Pogrom w Nowym Delhi
Od niedzieli hinduskie nacjonalistyczne bojówki biją i mordują na ulicach północno-wschodniej części Nowego Delhi swoich muzułmańskich sąsiadów. Pogrom, który już nazywa się najgorszym w Indiach od dziesięcioleci, rozpoczął się po demonstracjach przeciwko nowej ustawie o obywatelstwie.

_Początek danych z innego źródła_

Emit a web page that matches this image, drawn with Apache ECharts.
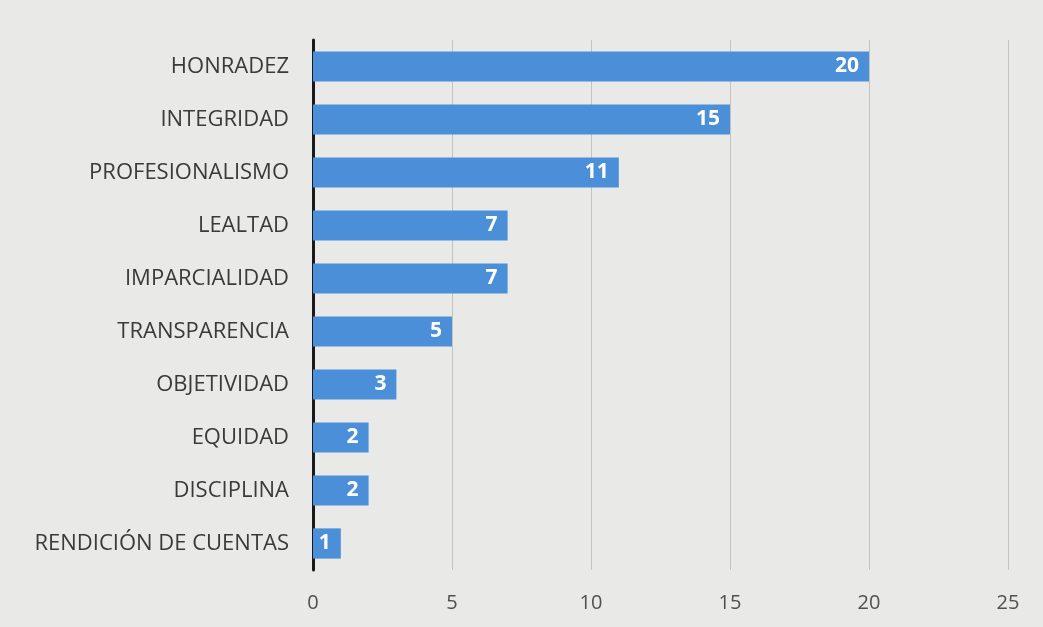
<!DOCTYPE html>
<html>
<head>
<meta charset="utf-8">
<script src="https://cdn.jsdelivr.net/npm/echarts@6/dist/echarts.min.js"></script>
<style>
html,body{margin:0;padding:0;background:#e9e9e8;}
#c{width:1043px;height:627px;}
</style>
</head>
<body>
<div id="c"></div>
<script>
const categories = ["HONRADEZ","INTEGRIDAD","PROFESIONALISMO","LEALTAD","IMPARCIALIDAD","TRANSPARENCIA","OBJETIVIDAD","EQUIDAD","DISCIPLINA","RENDICIÓN DE CUENTAS"];
const values = [20,15,11,7,7,5,3,2,2,1];
const xTicks = [0,5,10,15,20,25];

const chart = echarts.init(document.getElementById('c'));
chart.setOption({
  backgroundColor: '#e9e9e8',
  animation: false,
  grid: {left: 313, right: 35, top: 40, bottom: 57, containLabel: false},
  xAxis: {
    type: 'value', min: xTicks[0], max: xTicks[xTicks.length-1], interval: 5,
    axisLine: {show: false},
    axisTick: {show: false},
    splitLine: {show: true, lineStyle: {color: '#c2c2c2', width: 1}},
    axisLabel: {fontFamily: 'Open Sans', fontSize: 20, color: '#505050', margin: 23}
  },
  yAxis: {
    type: 'category', data: categories, inverse: true,
    axisLine: {show: true, lineStyle: {color: '#1a1a1a', width: 3}},
    axisTick: {show: false},
    axisLabel: {fontFamily: 'Open Sans', fontSize: 22, color: '#3a3a3a', margin: 24}
  },
  series: [{
    type: 'bar', data: values, barCategoryGap: '43%',
    itemStyle: {color: '#4a8fd7'},
    label: {show: true, position: 'insideRight', distance: 10, color: '#fff', fontWeight: 'bold', fontFamily: 'Open Sans', fontSize: 21}
  }]
});
</script>
</body>
</html>
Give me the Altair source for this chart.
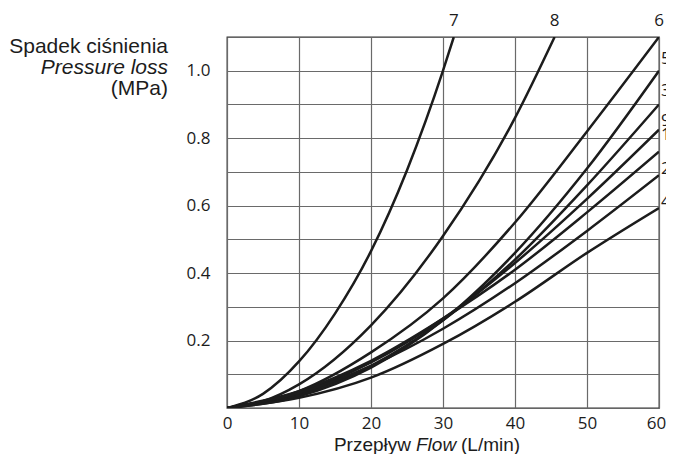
import altair as alt
import pandas as pd

# ---- data ----
flow_std = [0, 10, 20, 30, 40, 50, 60]
loss_6 = [0, 0.05, 0.165, 0.325, 0.55, 0.82, 1.10]
loss_5 = [0, 0.035, 0.12, 0.26, 0.46, 0.71, 1.00]
loss_3 = [0, 0.04, 0.125, 0.26, 0.44, 0.66, 0.90]
loss_9 = [0, 0.045, 0.135, 0.265, 0.43, 0.62, 0.825]
loss_1 = [0, 0.05, 0.14, 0.265, 0.41, 0.58, 0.76]
loss_2 = [0, 0.045, 0.125, 0.235, 0.37, 0.525, 0.69]
loss_4 = [0, 0.03, 0.09, 0.19, 0.315, 0.46, 0.593]

flow_7 = [0, 5, 10, 15, 20, 25, 30, 31.5]
loss_7 = [0, 0.042, 0.138, 0.28, 0.465, 0.705, 1.00, 1.10]

flow_8 = [0, 5, 10, 20, 30, 40, 45.5]
loss_8 = [0, 0.02, 0.07, 0.245, 0.51, 0.86, 1.10]

curves = {
    "7": (flow_7, loss_7),
    "8": (flow_8, loss_8),
    "6": (flow_std, loss_6),
    "5": (flow_std, loss_5),
    "3": (flow_std, loss_3),
    "9": (flow_std, loss_9),
    "1": (flow_std, loss_1),
    "2": (flow_std, loss_2),
    "4": (flow_std, loss_4),
}

top_labels = ["7", "8", "6"]
right_labels = ["5", "3", "9", "1", "2", "4"]
right_label_y = [1.035, 0.94, 0.85, 0.81, 0.71, 0.61]

x_ticks = [0, 10, 20, 30, 40, 50, 60]
y_ticks = [0.1, 0.2, 0.3, 0.4, 0.5, 0.6, 0.7, 0.8, 0.9, 1.0]

rows = []
for name, (xs, ys) in curves.items():
    for xv, yv in zip(xs, ys):
        rows.append({"curve": name, "flow": xv, "loss": yv})
df = pd.DataFrame(rows)

top_df = pd.DataFrame({
    "label": top_labels,
    "flow": [curves[k][0][-1] for k in top_labels],
    "loss": [curves[k][1][-1] for k in top_labels],
})
right_df = pd.DataFrame({
    "label": right_labels,
    "flow": [curves[k][0][-1] for k in right_labels],
    "loss": right_label_y,
})

TICK_FONT = "Open Sans"
TITLE_FONT = "Liberation Sans"
INK = "#1c1c1c"

xscale = alt.Scale(domain=[0, 60], nice=False, zero=True)
yscale = alt.Scale(domain=[0, 1.1], nice=False, zero=True)

lines = alt.Chart(df).mark_line(
    color=INK, strokeWidth=2.5, interpolate="monotone", clip=True
).encode(
    x=alt.X("flow:Q", scale=xscale,
            axis=alt.Axis(values=x_ticks, title=None, grid=True, ticks=False,
                          domain=False, labelFontSize=17, labelFont=TICK_FONT,
                          labelColor=INK, labelPadding=7, labelFlush=False,
                          labelOffset={"condition": {"test": "datum.value == 60", "value": -3},
                                       "value": 0})),
    y=alt.Y("loss:Q", scale=yscale,
            axis=alt.Axis(values=y_ticks, title=None, grid=True, ticks=False,
                          domain=False, labelFontSize=17, labelFont=TICK_FONT,
                          labelColor=INK, labelPadding=17,
                          labelExpr="round(datum.value*10) % 2 == 0 ? format(datum.value, '.1f') : ''")),
    detail="curve:N",
)

top_text = alt.Chart(top_df).mark_text(
    font=TICK_FONT, fontSize=17, color=INK, dy=-16, baseline="middle", align="center"
).encode(x=alt.X("flow:Q", scale=xscale), y=alt.Y("loss:Q", scale=yscale), text="label:N")

right_text = alt.Chart(right_df).mark_text(
    font=TICK_FONT, fontSize=17, color=INK, dx=2, baseline="middle", align="left"
).encode(x=alt.X("flow:Q", scale=xscale), y=alt.Y("loss:Q", scale=yscale), text="label:N")

one = pd.DataFrame({"t": [""]})

def title_piece(txt, x, y, align, size, italic=False):
    kw = dict(font=TITLE_FONT, fontSize=size, color=INK, align=align, baseline="alphabetic")
    if italic:
        kw["fontStyle"] = "italic"
    return alt.Chart(one).mark_text(**kw).encode(
        x=alt.value(x), y=alt.value(y), text=alt.value(txt))

y_title = [
    title_piece("Spadek ciśnienia", -59, 16, "right", 21),
    title_piece("Pressure loss", -59, 37, "right", 21, italic=True),
    title_piece("(MPa)", -59, 58, "right", 21),
]
x_title = [
    title_piece("Przepływ", 184, 414, "right", 19),
    title_piece("Flow", 189, 414, "left", 19, italic=True),
    title_piece("(L/min)", 234, 414, "left", 19),
]

chart = alt.layer(lines, top_text, right_text, *y_title, *x_title).properties(
    width=432, height=371,
    autosize=alt.AutoSizeParams(type="none"),
    padding={"left": 219, "top": 29, "right": 7, "bottom": 46},
).configure_view(
    stroke="#333333", strokeWidth=1.3
).configure_axis(
    gridColor="#6a6a6a", gridWidth=1.2, gridOpacity=1
)

chart.save("out.html", embed_options={"renderer": "svg", "actions": False})
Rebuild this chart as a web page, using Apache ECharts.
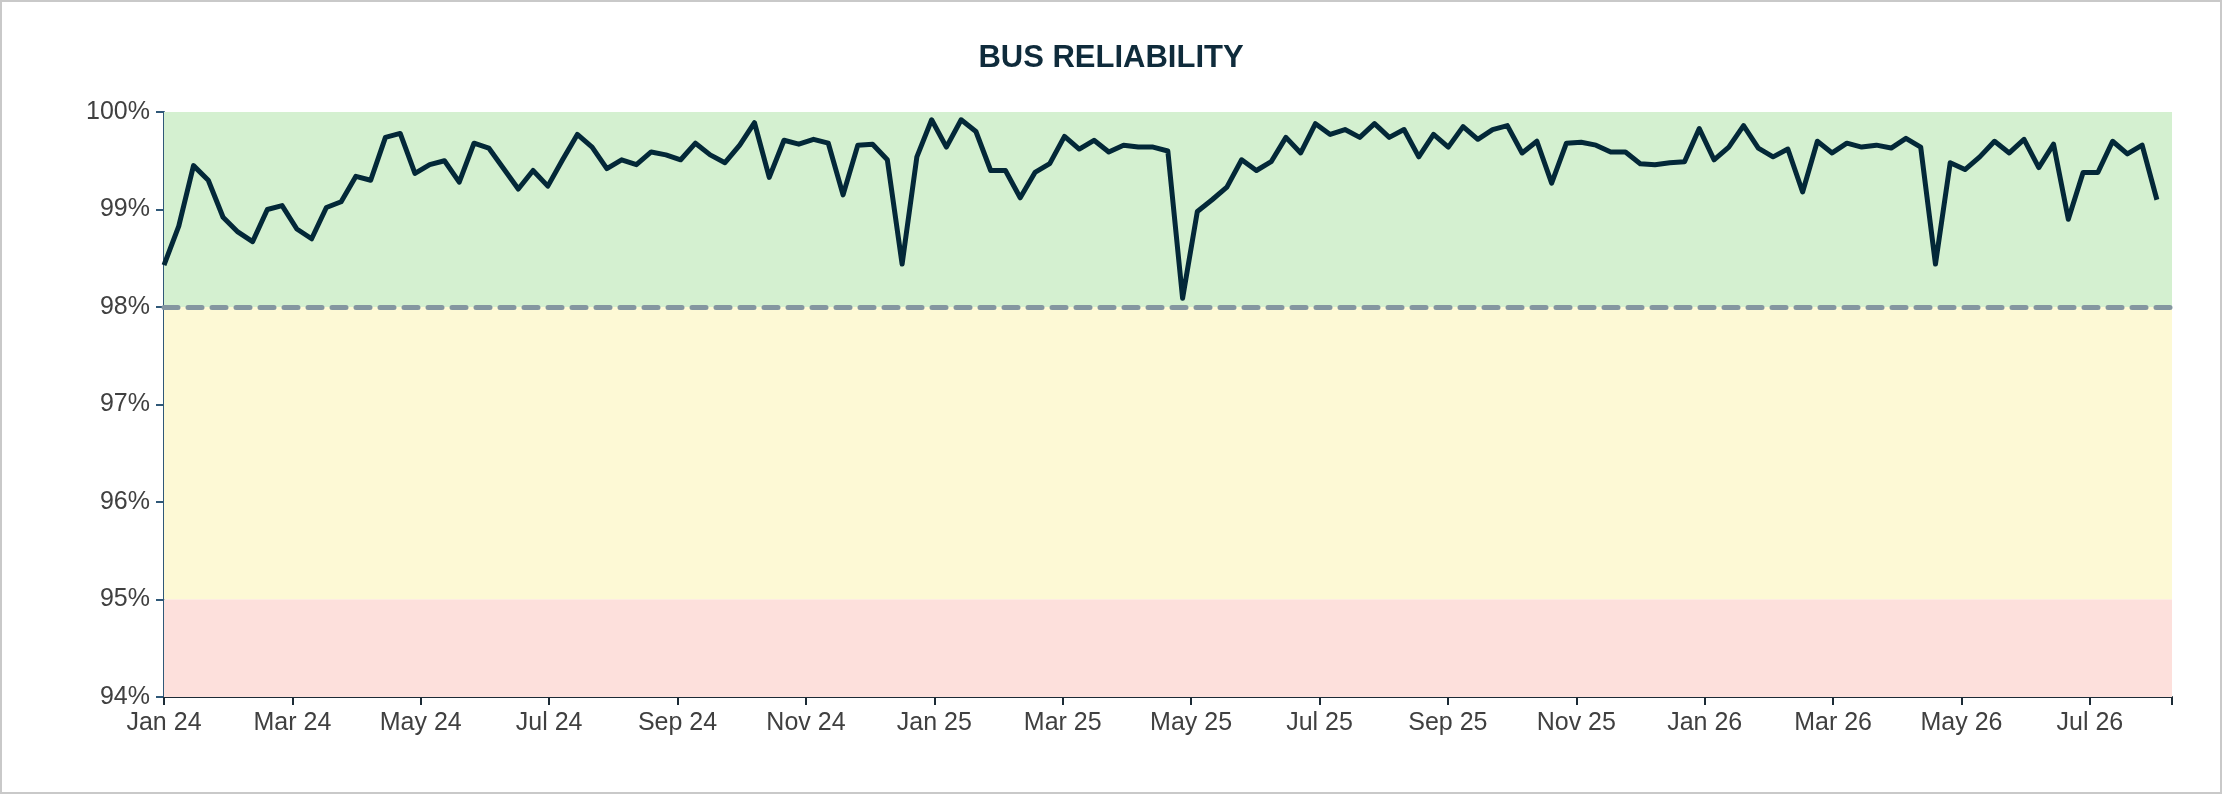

Nowa fala protestów przeciwko ustawie o obywatelstwie – poprzednia miała miejsce w grudniu – zbiegła się z wizytą Donalda Trumpa w Indiach. Kontrowersyjne prawo przewiduje ułatwienie uzyskania indyjskiego paszportu migrantom z Pakistanu, Afganistanu i Bangladeszu, pod warunkiem, że nie są muzułmanami. Opozycja wobec nacjonalistycznego rządu Narendry Modiego twierdzi, że to sprzeczne z konstytucją, a czternastoprocentowa w Indiach mniejszość wyznawców islamu jest przekonana, iż właśnie czyniony jest kolejny krok na drodze do jej marginalizowania i wykluczenia.
Indyjska policja bez większych zahamowań użyła granatów dymnych i gazu łzawiącego do rozproszenia tysięcy muzułmanów, którzy protestowali przeciwko ustawie. Znacznie bardziej wyrozumiała była wobec uzbrojonych grup hinduskich nacjonalistów, którzy na wieść o mobilizacji mniejszości postanowili uderzyć w nią bezpośrednio. Najpierw podpalili meczet w Mustafabadzie w Nowym Delhi i zawiesili na nim nacjonalistyczny symbol – flagę z postacią hinduistycznego bóstwa Hanumana. Z okrzykiem „Chwała Panu Ramie”, tradycyjnym zawołaniem konserwatywnych Hindusów, ruszyli następnie niszczyć muzułmańskie kwartały slumsów w północno-wschodniej części Delhi. Dobytek mieszkańców był niszczony, a sami mieszkańcy – atakowani przy użyciu broni palnej, kijów, kamieni, kwasu. Jeszcze wczoraj mówiono o 21 ofiarach śmiertelnych i ponad 200 rannych. W czwartek rano liczbę zamordowanych oceniano już na 34 osoby. A przemoc, chociaż wygasa, ciągle się nie skończyła; muzułmanie masowo uciekają z tej części miasta, gdzie ich życie jest zagrożone.
Do atakowania muzułmanów bezpośrednio podżegali politycy partii Modiego, Indyjskiej Partii Ludowej (BJP). Członek partyjnych władz Kapil Mishra w nagraniu zamieszczonym na Twitterze zapowiedział uczestnikom demonstracji, że dopóki w Indiach będzie Trump, policja będzie wobec nich „umiarkowana”. Potem jednak „nie będziemy już słuchać policji” – oznajmił, wprost strasząc muzułmanów agresją ze strony hinduskich nacjonalistów. Jego partyjni koledzy jeszcze mniej przebierali w słowach, nazywając przeciwników ustawy wrogami narodu hinduskiego i zdrajcami.
Premier Narendra Modi zabrał głos dopiero w środę. Wezwał do spokoju, gdy padło już kilkadziesiąt ofiar śmiertelnych, a internet zalewały przerażające nagrania, na których policjanci udają, że nie widzą aktów agresji, odmawiają pomocy poszkodowanym i drwią z nich. Część polityków opozycji apeluje do władz o opamiętanie się, zanim powtórzy się tragedia z roku 1984, gdy hinduskie nacjonalistyczne bojówki zamordowały w Nowym Delhi ponad 3 tys. przedstawicieli mniejszości sikhijskiej. Tyle, że będącym u władzy szowinistom przemoc przeciwko muzułmanom, pod hasłem „hinduskiego odrodzenia”, tak naprawdę nie przeszkadza. W północnym Delhi, gdzie pogrom był najkrwawszy, politycy BJP już przed poprzednimi wyborami parlamentarnymi prowadzili agresywną, antymuzułmańską kampanię, wprost twierdząc, że kluczem do rozwoju Indii jest pozbycie się mniejszości.